Ancient Evidence -Earth's Doomsday | Before It's News

Ancient Evidence -Earth's Doomsday

Friday, April 01, 2011 12:42
Ancient Prophecies

Immanuel Velikovsky in his 1950′s book Worlds in Collision proposes that many myths and traditions of ancient peoples and cultures are based on actual events: worldwide global catastrophes of a celestial origin, which had a profound effect on the lives, beliefs and writings of early mankind. After reaching the number 1 spot in the best-sellers list, Velikovsky’s Worlds in Collision was banned from a number of academic institutions, and creating an unprecedented scientific debacle that became known as The Velikovsky Affair. Many scientists and historians have criticized Velikovsky’s works over the years, unfortunately, many have done so inaccurately resulting in the publics misconception that Velikovsky was “completely proved wrong”. His books use comparative mythology and ancient literary sources (including the Bible) to argue that Earth has suffered catastrophic close-contacts with other planets (principally Venus and Mars) in ancient times. Velikovsky arrived at a body of radical inter-disciplinary ideas, which might be summarized as:

Planet Earth has suffered natural catastrophes on a global scale, both before and during mankind’s recorded history.
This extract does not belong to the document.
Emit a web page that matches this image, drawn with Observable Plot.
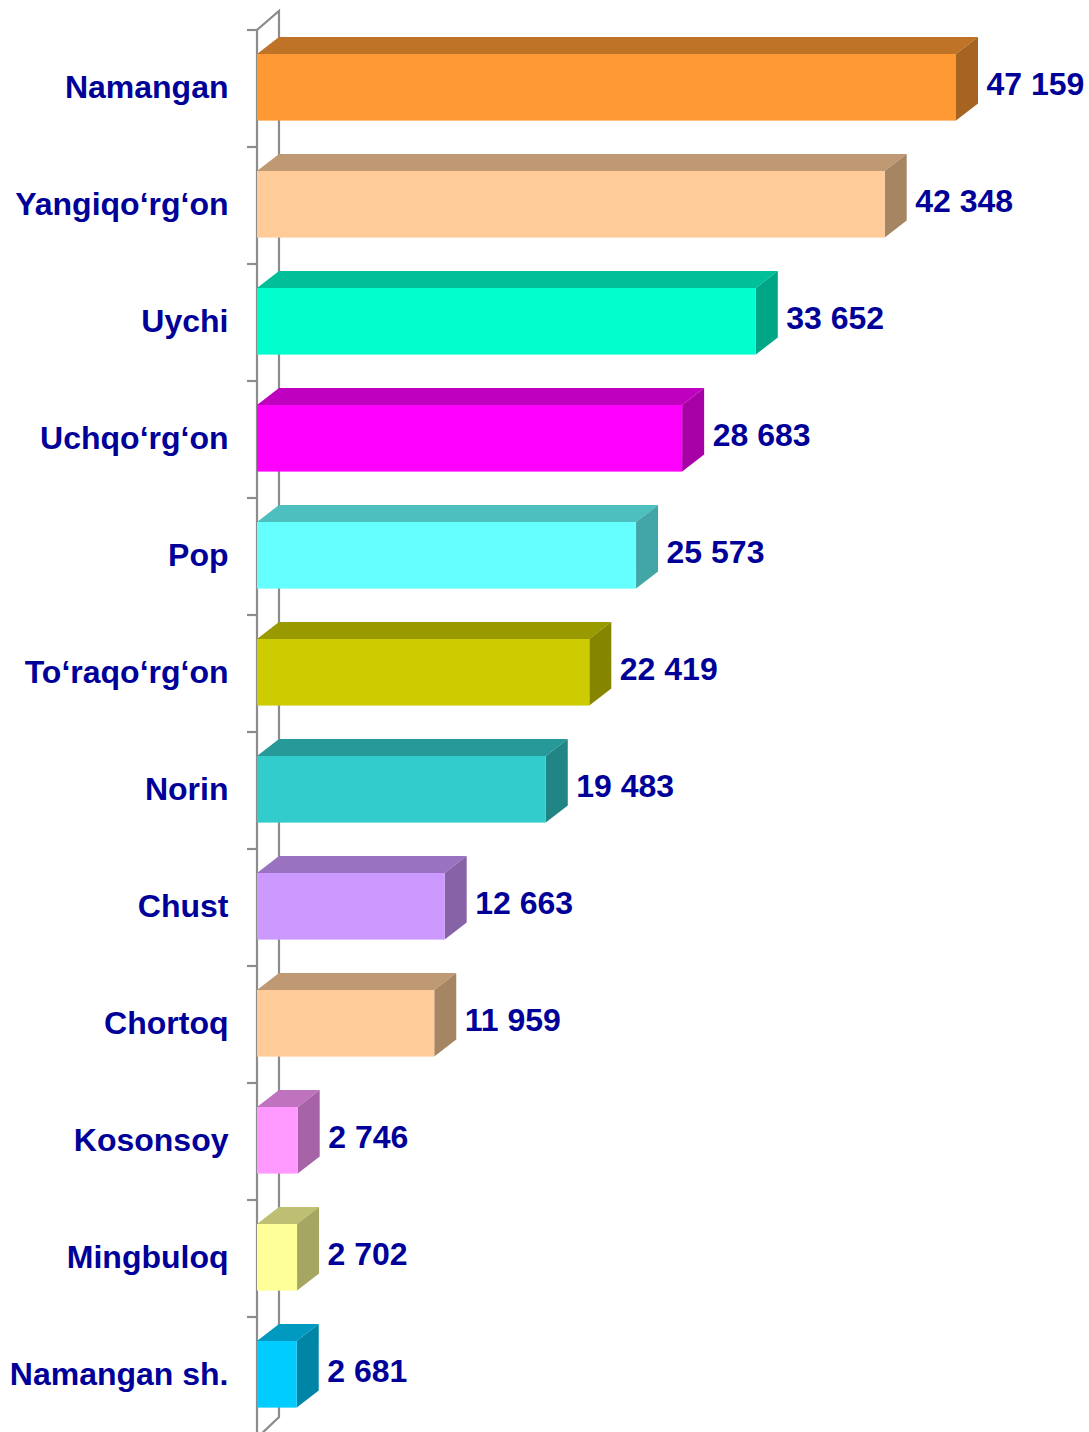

There is evidence for these catastrophes in the geological record (here Velikovsky was advocating Catastrophic ideas as opposed to the prevailing Uniformity notions) and archaeological record. The extinction of many species had occurred catastrophically, not by gradual Darwinian means. The catastrophes which occurred within the memory of mankind are recorded in the myths, legends and written history of all ancient cultures and civilizations. Velikovsky pointed to alleged concordances in the accounts of many cultures, and proposed that they referred to the same real events. For instance, the memory of a flood is recorded in the Hebrew Bible, in the Greek legend of Deucalion and in the Manu legend of India. Velikovsky put forward the psychoanalytic idea of “Cultural Amnesia” as a mechanism whereby these literal records came to be regarded as mere myths and legends.